Obese patients who underwent bariatric surgery had an 83% lower incidence of type 2 diabetes compared with a control group of obese patients trying to lose weight through nonsurgical means, according to a new study published in the New England Journal of Medicine
. Although the new research contributes to a growing body of literature supporting bariatric surgery as a means to fight diabetes, this is the first study to highlight the preventive effect of weight-loss surgery for patients who are prediabetic.
The prospective Swedish Obese Subjects study enrolled 1658 obese individuals who underwent bariatric surgery (vertical banded gastroplasty, banding, or gastric bypass) and 1771 obese controls. These subjects were followed for 15 years and had laboratory assessments and blood glucose tests after 2, 10, and 15 years. None of the participants were diabetic at baseline.

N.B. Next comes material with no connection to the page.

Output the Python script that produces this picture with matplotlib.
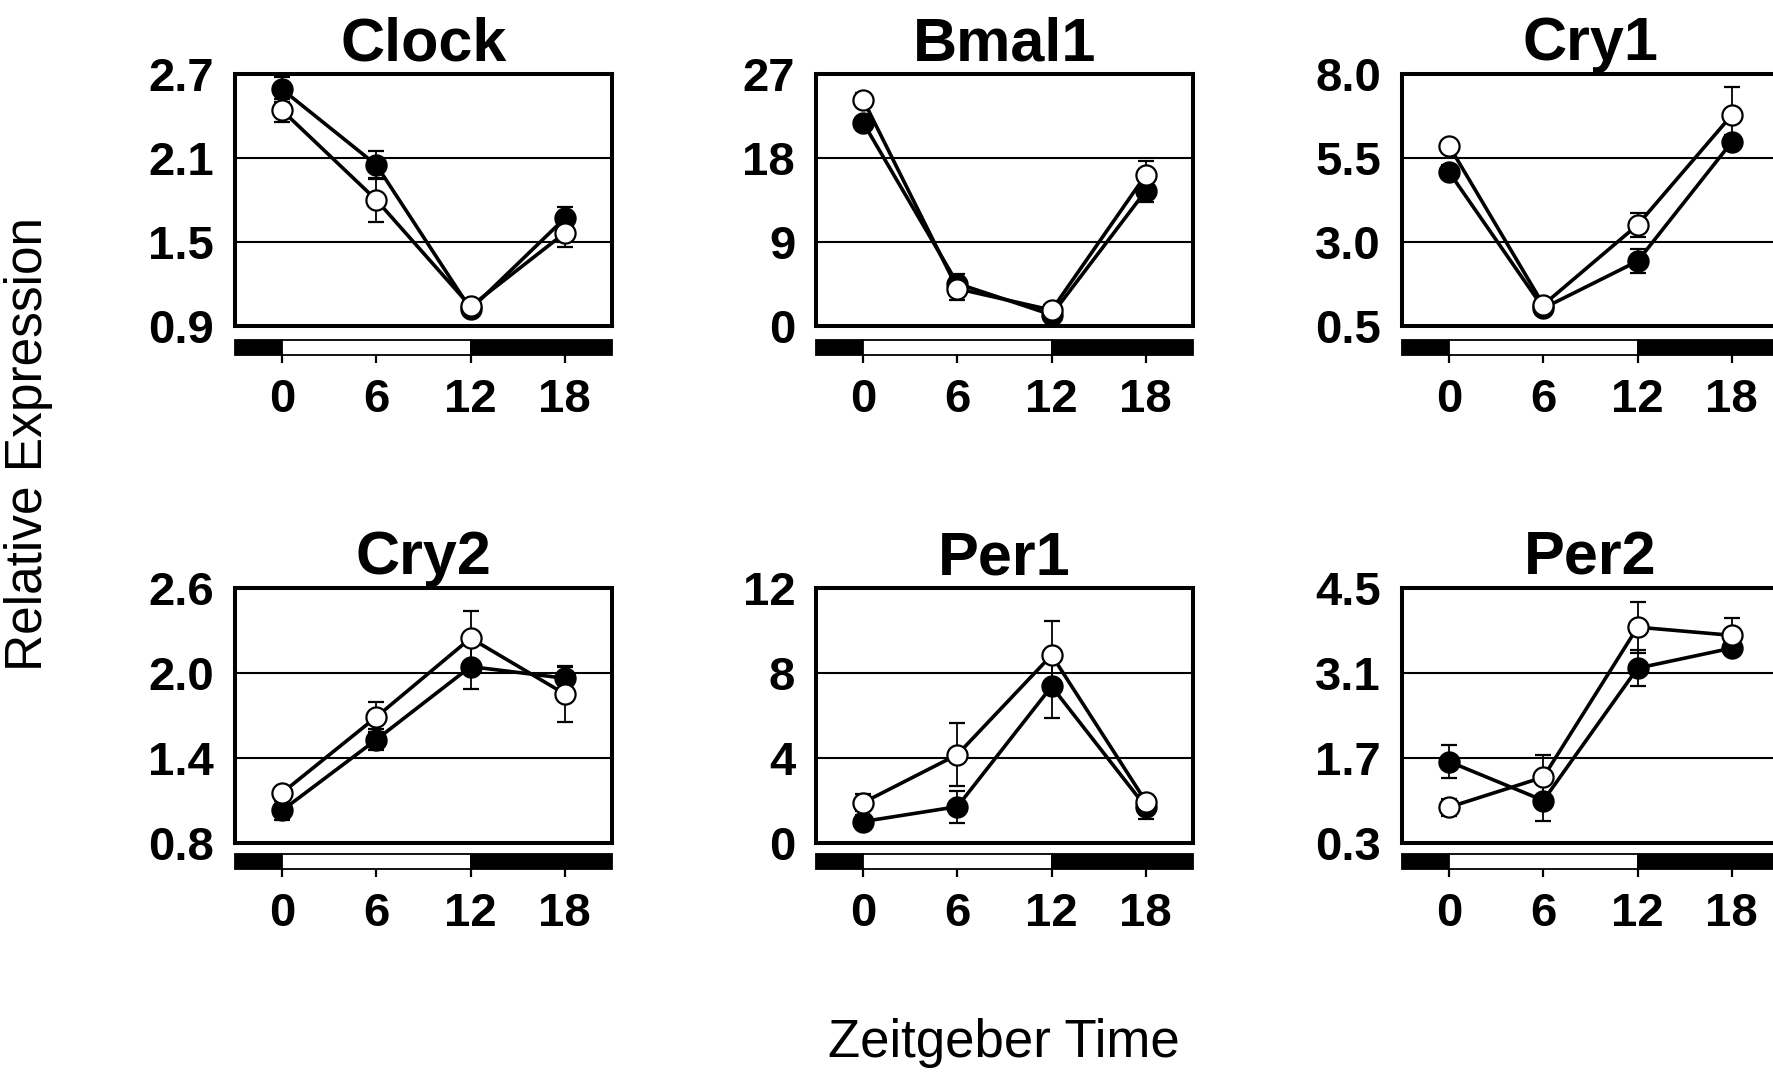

Besides losing an average of nearly 40 lb more per person than the control group, the intervention arm had had a lower incidence of diabetes after the trial period ended. “This risk reduction is at least twice as large as that observed with lifestyle interventions in moderately obese, prediabetic persons,” the researchers wrote.
Among patients with impaired fasting glucose, the benefit of bariatric surgery was associated with a hazard ratio of 0.13, or an 87% reduction in the risk of developing type 2 diabetes.